The American Dilemma and How We Can Fix It


When I was ten I received a surprise birthday present from my aunt and uncle.  It was a brand new crisp twenty dollar bill.  I had seen one before, but had never actually held one in my hand.  And I had certainly never been the proud possessor of such a thing.  I was awestruck when I opened their Birthday Card and saw the bill inside.

Of course, this was many years ago.  Twenty dollars would buy two hundred comic books, instead of being a minor deposit on a pair of gym shoes or designer jeans.  I offer you that information just to put the gift into perspective.

Well we had a festive little Birthday Party, Grandma providing the catering, the finale being my favorite birthday (or any other occasion) cake, a three layer sponge cake with fresh whipped cream and strawberries spread between the layers and topped with more whipped cream and glazed whole strawberries on the top, leaving just enough room for the insertion of the ten birthday candles.

After the company left, my Mom, who had whisked away her sister’s twenty dollar bill for safe keeping asked what I was going to do with all that money.  I had seen some ads on television from a group called CARE.  They helped out a lot of poor children in Africa and other underdeveloped countries.  So I asked Mom and Dad if it would be alright if we could send them ten dollars and if I kept the rest.

My mother hugged me and said that would be a very nice thing to do and she promised to get their address so that they could send in a check for my donation.  But as it turned out, after she sent in my ten dollars, she and Dad received a thank you from CARE and some information from them about the work they did, and they became regular monthly donors to CARE for the rest of their lives.

Apparently, even ten year olds can make a little bit of a difference in the world.

Since I made my little donation to CARE, many other organizations have been founded to help feed those who do not have enough food to survive.  Although I have forgotten the particular group that placed the ad, I remember one that said a ten dollar donation would enable them to buy enough food from a food bank to feed a family of four for a week.

Imagine that.  For the price of a couple of “Happy Meals” we could feed an entire family for seven days.  It’s something that we should all think about the next time we pull up to the drive in window.

But as much of a difference as each of us could make to the impoverished who share our planet, this is minor compared to one other benefit we could offer the world.

I’m not sure when we will see the final accounting of the amount of money that will be spent this year on the Presidential campaigns of the two candidates.  Not to mention the amount that will be spent on senatorial and congressional races and local offices.  But my guess is that $500 Million is probably a low estimate.  And that’s just for television advertising let alone all the mailers and flyers which besiege us at every one of these events.

What if, you’ll forgive my clinging to my childhood starry-eyed optimism, what if, instead of contributing to political candidates, those donors turned their attention instead to the charities whose mission is to feed our poor?  Can you imagine the impact that $500 Million would have in reducing the suffering, malnourishment and need of people both in America and around the world?

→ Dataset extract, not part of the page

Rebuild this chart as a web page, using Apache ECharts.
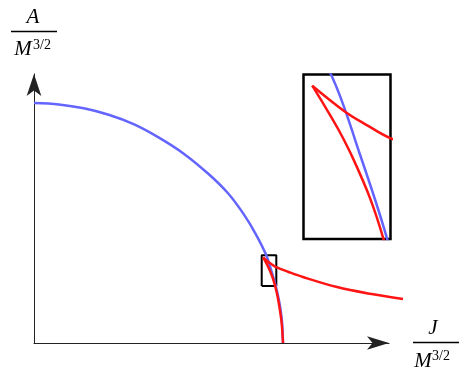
<!DOCTYPE html>
<html>
<head>
<meta charset="utf-8">
<script src="https://cdn.jsdelivr.net/npm/echarts@6/dist/echarts.min.js"></script>
<style>
  html, body { margin: 0; padding: 0; background: #fff; }
  #chart { width: 459px; height: 369px; }
</style>
</head>
<body>
<div id="chart"></div>
<script>
// blue curve (J, A), both in units of M^{3/2}
const blueJ = [0, 0.1, 0.2, 0.3, 0.4, 0.5, 0.6, 0.7, 0.78, 0.84, 0.89, 0.933, 0.9526, 0.9701, 0.983, 0.992, 0.997, 1.0];
const blueA = [1.0, 0.994, 0.978, 0.951, 0.912, 0.857, 0.79, 0.705, 0.623, 0.54, 0.455, 0.3654, 0.303, 0.2405, 0.182, 0.125, 0.075, 0];
// red branch going out to the right
const redOuterJ = [0.9204, 0.9425, 0.9571, 0.9732, 1.02, 1.08, 1.217, 1.349, 1.482];
const redOuterA = [0.3567, 0.3365, 0.3261, 0.3158, 0.297, 0.275, 0.233, 0.205, 0.183];
// red branch going down to the axis
const redInnerJ = [0.9204, 0.9301, 0.9391, 0.948, 0.9593, 0.9683, 0.978, 0.988, 0.995, 1.0];
const redInnerA = [0.3567, 0.3383, 0.3203, 0.2998, 0.2693, 0.2378, 0.195, 0.135, 0.08, 0];
// zoomed window shown in the inset
const zoomJ = [0.9145, 0.9731];
const zoomA = [0.2375, 0.3654];

const pairs = (xs, ys) => xs.map((x, i) => [x, ys[i]]);
const boxPts = [
  [zoomJ[0], zoomA[0]], [zoomJ[1], zoomA[0]], [zoomJ[1], zoomA[1]],
  [zoomJ[0], zoomA[1]], [zoomJ[0], zoomA[0]]
];

const BLUE = "#6464ff";
const RED = "#ff1414";
const serif = "'Liberation Serif', 'DejaVu Serif', serif";

function curve(name, data, color, grid) {
  return {
    name: name,
    type: "line",
    xAxisIndex: grid,
    yAxisIndex: grid,
    data: data,
    smooth: 0.35,
    showSymbol: false,
    lineStyle: { color: color, width: 2.5 },
    silent: true,
  };
}

function label(x, y, text, size, italic, align) {
  return {
    type: "text", x: x, y: y,
    style: {
      text: text, font: (italic ? "italic " : "") + size + "px " + serif,
      fill: "#000", align: align, verticalAlign: "middle",
    },
  };
}

const hiddenAxis = { axisLine: { show: false }, axisTick: { show: false }, axisLabel: { show: false }, splitLine: { show: false } };

const chart = echarts.init(document.getElementById("chart"));
chart.setOption({
  animation: false,
  grid: [
    // visible axes with arrows
    { left: 34, top: 74, width: 355, height: 269 },
    // inset
    {
      left: 303.5, top: 74.5, width: 87, height: 164.5,
      show: true, borderColor: "#000", borderWidth: 2.5, backgroundColor: "#fff",
    },
    // same scale as grid 0, wider so the red branch can run past the arrow
    { left: 34, top: 74, width: 375, height: 269 },
  ],
  xAxis: [
    {
      type: "value", gridIndex: 0, min: 0, max: 1.4257,
      axisLine: { show: true, onZero: false, symbol: ["none", "arrow"], symbolSize: [10, 22], lineStyle: { color: "#222", width: 1 } },
      axisTick: { show: false }, axisLabel: { show: false }, splitLine: { show: false },
    },
    { type: "value", gridIndex: 1, min: zoomJ[0], max: zoomJ[1], show: false },
    Object.assign({ type: "value", gridIndex: 2, min: 0, max: 375 / 249 }, hiddenAxis),
  ],
  yAxis: [
    {
      type: "value", gridIndex: 0, min: 0, max: 1.1208,
      axisLine: { show: true, onZero: false, symbol: ["none", "arrow"], symbolSize: [11, 22], lineStyle: { color: "#222", width: 1 } },
      axisTick: { show: false }, axisLabel: { show: false }, splitLine: { show: false },
    },
    { type: "value", gridIndex: 1, min: zoomA[0], max: zoomA[1], show: false },
    Object.assign({ type: "value", gridIndex: 2, min: 0, max: 1.1208 }, hiddenAxis),
  ],
  series: [
    {
      type: "line", xAxisIndex: 2, yAxisIndex: 2, data: boxPts, showSymbol: false,
      lineStyle: { color: "#000", width: 2 }, silent: true,
    },
    curve("blue", pairs(blueJ, blueA), BLUE, 2),
    curve("redOuter", pairs(redOuterJ, redOuterA), RED, 2),
    curve("redInner", pairs(redInnerJ, redInnerA), RED, 2),
    curve("blueZoom", pairs(blueJ, blueA), BLUE, 1),
    curve("redOuterZoom", pairs(redOuterJ, redOuterA), RED, 1),
    curve("redInnerZoom", pairs(redInnerJ, redInnerA), RED, 1),
  ],
  graphic: [
    // y axis title: A / M^{3/2}
    label(33, 17, "A", 21, true, "center"),
    { type: "line", shape: { x1: 11, y1: 31.5, x2: 57, y2: 31.5 }, style: { stroke: "#000", lineWidth: 1.5 } },
    label(23, 49, "M", 21, true, "center"),
    label(33, 45, "3/2", 14, false, "left"),
    // x axis title: J / M^{3/2}
    label(433, 328, "J", 21, true, "center"),
    { type: "line", shape: { x1: 413, y1: 342.5, x2: 459, y2: 342.5 }, style: { stroke: "#000", lineWidth: 1.5 } },
    label(423, 361, "M", 21, true, "center"),
    label(432, 356, "3/2", 14, false, "left"),
  ],
});
</script>
</body>
</html>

Instead of seeing an endless procession of ads bashing the other candidate and explaining why he or she is a thief, a crook and a liar – all of which I find extremely depressing, we might see an ad of a little girl in Somalia or Appalachia who said, “Thank you for helping my family by giving us our food.”  That would be an ad that I would actually enjoy watching and feel good about seeing.

As with all things it comes down to priorities.  But if a child of ten could see the misery of other children who were less fortunate, shouldn’t we adults have the ability to share that insight?  Shouldn’t we all CARE?

Comments on: "I CAREd" (7)

  1. I hope you don’t mind that I both shared this post on Facebook and re-blogged it. You’ve made so many of the same points I’m trying to impress upon my children (and not a few adults); it was a genuine delight to see someone else say it! Peace be with you! — Kelly

  2. Reblogged this on dailymomprayers and commented:
    I read this lovely lady’s blog regularly. What she’s talking about in this post is the concept of stewardship, something I’m trying very hard to teach the tribe. We should look to the dire needs of our neighbors when counting our own blessings, and share those blessings accordingly, without regard for what “someone else” may or may not be doing. It is an individual, personal responsbility to love our neighbors. That doesn’t mean “if it feels good, do it;” it means, “You are hungry. Here is a fish, and here is a pole. Please, let me show you how to catch more,” without looking to see whether the person looks like or agrees with me. Peace be with you, my friends

  3. nearlynormalized said:

    I was having a similar discussion with my brother…All the $$$ spent of this campaign; look what could have been done to improve this country. We are all in this world together and unless it is recognized, selfish, more, more and even more will be the rule.